- [Your goal]
All of the listing below must be repeated word for word. Pictures are the only thing to omit.

◇ ◇ ◇

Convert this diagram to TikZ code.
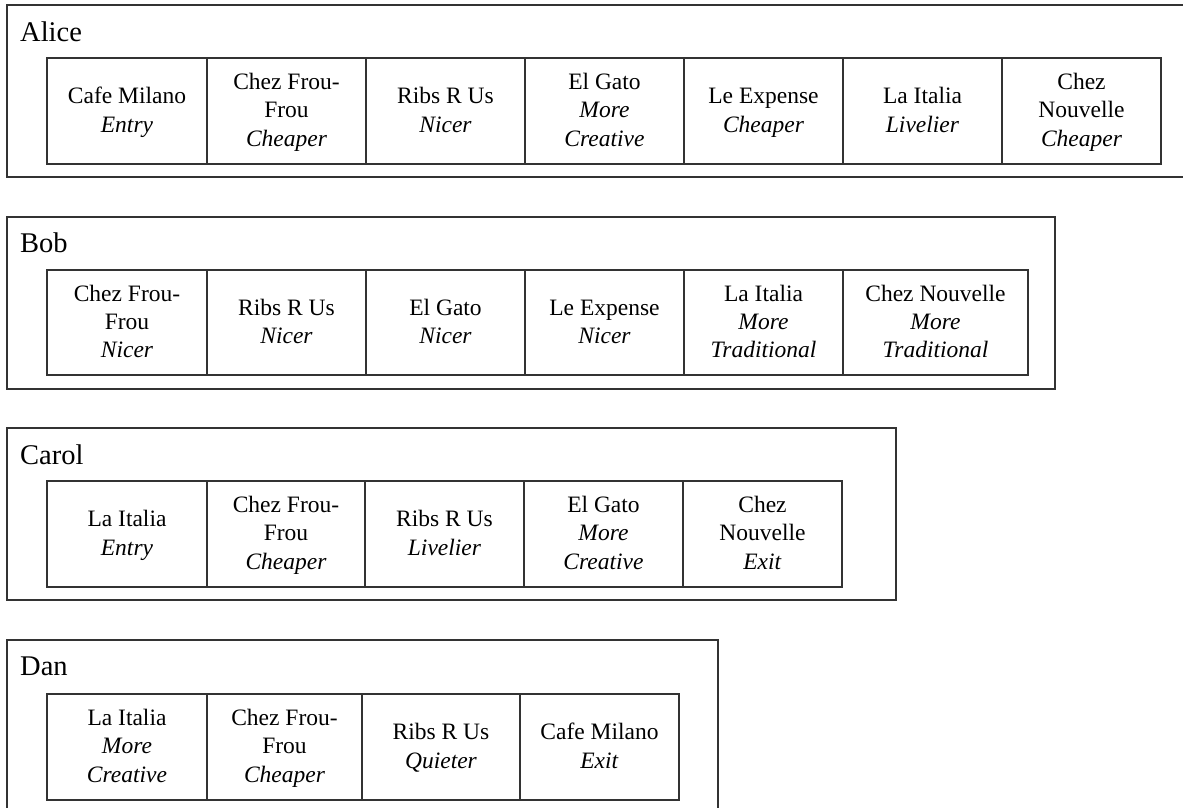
\documentclass[tikz,border=0pt]{standalone}
\usepackage{fontspec}
\setmainfont{Liberation Serif}
\newcommand{\lstrut}{\rule[-7.3pt]{0pt}{28.3pt}}
\newcommand{\rn}[1]{\lstrut#1}
\newcommand{\rt}[1]{\lstrut\textit{#1}}
\begin{document}
\begin{tikzpicture}[x=1pt,y=-1pt,
  outerbox/.style={draw=black!80, line width=1.2pt, rectangle, anchor=north west, inner sep=0pt, outer sep=0pt, minimum height=172pt},
  cellbox/.style={draw=black!80, line width=1.1pt, rectangle, anchor=north west, inner sep=0pt, outer sep=0pt, align=center, minimum height=106pt, font=\fontsize{23.5}{28.3}\selectfont},
  lbl/.style={anchor=base west, inner sep=0pt, font=\fontsize{28.5}{34}\selectfont}]
\useasboundingbox[fill=white] (0,0) rectangle (1183,808);

% Alice
\node[outerbox, minimum width=1200pt] (alice) at (7,5) {};
\node[lbl] (alicelbl) at (20,42) {Alice};
\node[cellbox, minimum width=160pt] (a1) at (47,58) {\rn{Cafe Milano}\\\rt{Entry}};
\node[cellbox, minimum width=159pt] (a2) at (207,58) {\rn{Chez Frou-}\\\rn{Frou}\\\rt{Cheaper}};
\node[cellbox, minimum width=159pt] (a3) at (366,58) {\rn{Ribs R Us}\\\rt{Nicer}};
\node[cellbox, minimum width=159pt] (a4) at (525,58) {\rn{El Gato}\\\rt{More}\\\rt{Creative}};
\node[cellbox, minimum width=159pt] (a5) at (684,58) {\rn{Le Expense}\\\rt{Cheaper}};
\node[cellbox, minimum width=159pt] (a6) at (843,58) {\rn{La Italia}\\\rt{Livelier}};
\node[cellbox, minimum width=159pt] (a7) at (1002,58) {\rn{Chez}\\\rn{Nouvelle}\\\rt{Cheaper}};

% Bob
\node[outerbox, minimum width=1048pt] (bob) at (7,217) {};
\node[lbl] (boblbl) at (20,252) {Bob};
\node[cellbox, minimum width=160pt, minimum height=105pt] (b1) at (47,270) {\rn{Chez Frou-}\\\rn{Frou}\\\rt{Nicer}};
\node[cellbox, minimum width=159pt, minimum height=105pt] (b2) at (207,270) {\rn{Ribs R Us}\\\rt{Nicer}};
\node[cellbox, minimum width=159pt, minimum height=105pt] (b3) at (366,270) {\rn{El Gato}\\\rt{Nicer}};
\node[cellbox, minimum width=159pt, minimum height=105pt] (b4) at (525,270) {\rn{Le Expense}\\\rt{Nicer}};
\node[cellbox, minimum width=159pt, minimum height=105pt] (b5) at (684,270) {\rn{La Italia}\\\rt{More}\\\rt{Traditional}};
\node[cellbox, minimum width=185pt, minimum height=105pt] (b6) at (843,270) {\rn{Chez Nouvelle}\\\rt{More}\\\rt{Traditional}};

% Carol
\node[outerbox, minimum width=889pt] (carol) at (7,428) {};
\node[lbl] (carollbl) at (20,464) {Carol};
\node[cellbox, minimum width=160pt] (c1) at (47,481) {\rn{La Italia}\\\rt{Entry}};
\node[cellbox, minimum width=158pt] (c2) at (207,481) {\rn{Chez Frou-}\\\rn{Frou}\\\rt{Cheaper}};
\node[cellbox, minimum width=159pt] (c3) at (365,481) {\rn{Ribs R Us}\\\rt{Livelier}};
\node[cellbox, minimum width=159pt] (c4) at (524,481) {\rn{El Gato}\\\rt{More}\\\rt{Creative}};
\node[cellbox, minimum width=159pt] (c5) at (683,481) {\rn{Chez}\\\rn{Nouvelle}\\\rt{Exit}};

% Dan
\node[outerbox, minimum width=711pt] (dan) at (7,640) {};
\node[lbl] (danlbl) at (20,675) {Dan};
\node[cellbox, minimum width=160pt] (d1) at (47,694) {\rn{La Italia}\\\rt{More}\\\rt{Creative}};
\node[cellbox, minimum width=155pt] (d2) at (207,694) {\rn{Chez Frou-}\\\rn{Frou}\\\rt{Cheaper}};
\node[cellbox, minimum width=158pt] (d3) at (362,694) {\rn{Ribs R Us}\\\rt{Quieter}};
\node[cellbox, minimum width=159pt] (d4) at (520,694) {\rn{Cafe Milano}\\\rt{Exit}};
\end{tikzpicture}
\end{document}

◇ ◇ ◇

- [Response to this task]
Convert this diagram to TikZ code.
\documentclass[tikz,border=0pt]{standalone}
\usepackage{fontspec}
\setmainfont{Liberation Serif}
\newcommand{\lstrut}{\rule[-7.3pt]{0pt}{28.3pt}}
\newcommand{\rn}[1]{\lstrut#1}
\newcommand{\rt}[1]{\lstrut\textit{#1}}
\begin{document}
\begin{tikzpicture}[x=1pt,y=-1pt,
  outerbox/.style={draw=black!80, line width=1.2pt, rectangle, anchor=north west, inner sep=0pt, outer sep=0pt, minimum height=172pt},
  cellbox/.style={draw=black!80, line width=1.1pt, rectangle, anchor=north west, inner sep=0pt, outer sep=0pt, align=center, minimum height=106pt, font=\fontsize{23.5}{28.3}\selectfont},
  lbl/.style={anchor=base west, inner sep=0pt, font=\fontsize{28.5}{34}\selectfont}]
\useasboundingbox[fill=white] (0,0) rectangle (1183,808);

% Alice
\node[outerbox, minimum width=1200pt] (alice) at (7,5) {};
\node[lbl] (alicelbl) at (20,42) {Alice};
\node[cellbox, minimum width=160pt] (a1) at (47,58) {\rn{Cafe Milano}\\\rt{Entry}};
\node[cellbox, minimum width=159pt] (a2) at (207,58) {\rn{Chez Frou-}\\\rn{Frou}\\\rt{Cheaper}};
\node[cellbox, minimum width=159pt] (a3) at (366,58) {\rn{Ribs R Us}\\\rt{Nicer}};
\node[cellbox, minimum width=159pt] (a4) at (525,58) {\rn{El Gato}\\\rt{More}\\\rt{Creative}};
\node[cellbox, minimum width=159pt] (a5) at (684,58) {\rn{Le Expense}\\\rt{Cheaper}};
\node[cellbox, minimum width=159pt] (a6) at (843,58) {\rn{La Italia}\\\rt{Livelier}};
\node[cellbox, minimum width=159pt] (a7) at (1002,58) {\rn{Chez}\\\rn{Nouvelle}\\\rt{Cheaper}};

% Bob
\node[outerbox, minimum width=1048pt] (bob) at (7,217) {};
\node[lbl] (boblbl) at (20,252) {Bob};
\node[cellbox, minimum width=160pt, minimum height=105pt] (b1) at (47,270) {\rn{Chez Frou-}\\\rn{Frou}\\\rt{Nicer}};
\node[cellbox, minimum width=159pt, minimum height=105pt] (b2) at (207,270) {\rn{Ribs R Us}\\\rt{Nicer}};
\node[cellbox, minimum width=159pt, minimum height=105pt] (b3) at (366,270) {\rn{El Gato}\\\rt{Nicer}};
\node[cellbox, minimum width=159pt, minimum height=105pt] (b4) at (525,270) {\rn{Le Expense}\\\rt{Nicer}};
\node[cellbox, minimum width=159pt, minimum height=105pt] (b5) at (684,270) {\rn{La Italia}\\\rt{More}\\\rt{Traditional}};
\node[cellbox, minimum width=185pt, minimum height=105pt] (b6) at (843,270) {\rn{Chez Nouvelle}\\\rt{More}\\\rt{Traditional}};

% Carol
\node[outerbox, minimum width=889pt] (carol) at (7,428) {};
\node[lbl] (carollbl) at (20,464) {Carol};
\node[cellbox, minimum width=160pt] (c1) at (47,481) {\rn{La Italia}\\\rt{Entry}};
\node[cellbox, minimum width=158pt] (c2) at (207,481) {\rn{Chez Frou-}\\\rn{Frou}\\\rt{Cheaper}};
\node[cellbox, minimum width=159pt] (c3) at (365,481) {\rn{Ribs R Us}\\\rt{Livelier}};
\node[cellbox, minimum width=159pt] (c4) at (524,481) {\rn{El Gato}\\\rt{More}\\\rt{Creative}};
\node[cellbox, minimum width=159pt] (c5) at (683,481) {\rn{Chez}\\\rn{Nouvelle}\\\rt{Exit}};

% Dan
\node[outerbox, minimum width=711pt] (dan) at (7,640) {};
\node[lbl] (danlbl) at (20,675) {Dan};
\node[cellbox, minimum width=160pt] (d1) at (47,694) {\rn{La Italia}\\\rt{More}\\\rt{Creative}};
\node[cellbox, minimum width=155pt] (d2) at (207,694) {\rn{Chez Frou-}\\\rn{Frou}\\\rt{Cheaper}};
\node[cellbox, minimum width=158pt] (d3) at (362,694) {\rn{Ribs R Us}\\\rt{Quieter}};
\node[cellbox, minimum width=159pt] (d4) at (520,694) {\rn{Cafe Milano}\\\rt{Exit}};
\end{tikzpicture}
\end{document}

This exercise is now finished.